Velocity Verlet is a Strang splitting of the same drift‑kick flows. It is second‑order accurate, time‑reversible, and symplectic. Its shadow Hamiltonian error is $\mathcal{O}(\Delta t^2)$, reducing the drift to a level dominated by the finite collision‑resolution time $\tau_c$. The cost is negligible on the GPU – one extra half‑kick and one persistent acceleration buffer.
The difference is immediately visible: with velocity Verlet the measured $k_B T/m$ stays within 1–2% of its initial value for the entire run.
10. Integrating with Hugo
To embed the simulator in a Hugo site, place the HTML and JavaScript in static/ (or use a shortcode). For example, create layouts/shortcodes/ideal-gas.html:
<div class="ideal-gas-sim">
<canvas id="sim-canvas" width="800" height="600"></canvas>
<!-- controls etc. -->
</div>
<script type="module" src="{{ "js/ideal-gas.js" | relURL }}"></script>
Then in a Markdown post:
{{< ideal-gas >}}
Make sure WebGPU is only requested on pages that actually use it.

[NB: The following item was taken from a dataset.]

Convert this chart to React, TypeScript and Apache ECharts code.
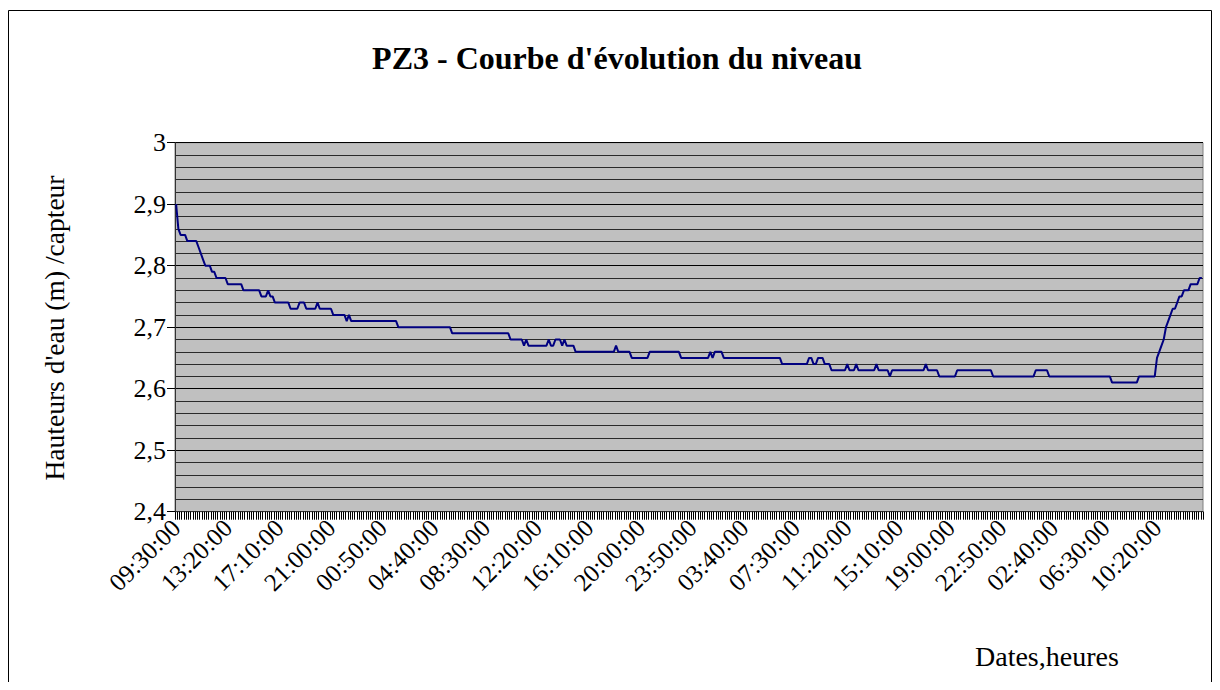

11. Conclusion and further ideas
You now have a fully GPU‑accelerated molecular‑dynamics simulation running in the browser. This pattern – compute shaders for physics, render shaders for visualisation – is applicable to many other particle‑based simulations (flocking, SPH fluids, N‑body gravity).
Possible extensions:
- Add Barnes–Hut or a grid‑based neighbour list to scale to larger N.
- Replace the soft‑sphere with a Lennard‑Jones potential.
- Add a thermostat to study non‑equilibrium steady states.
- Visualize the velocity field with line integral convolution.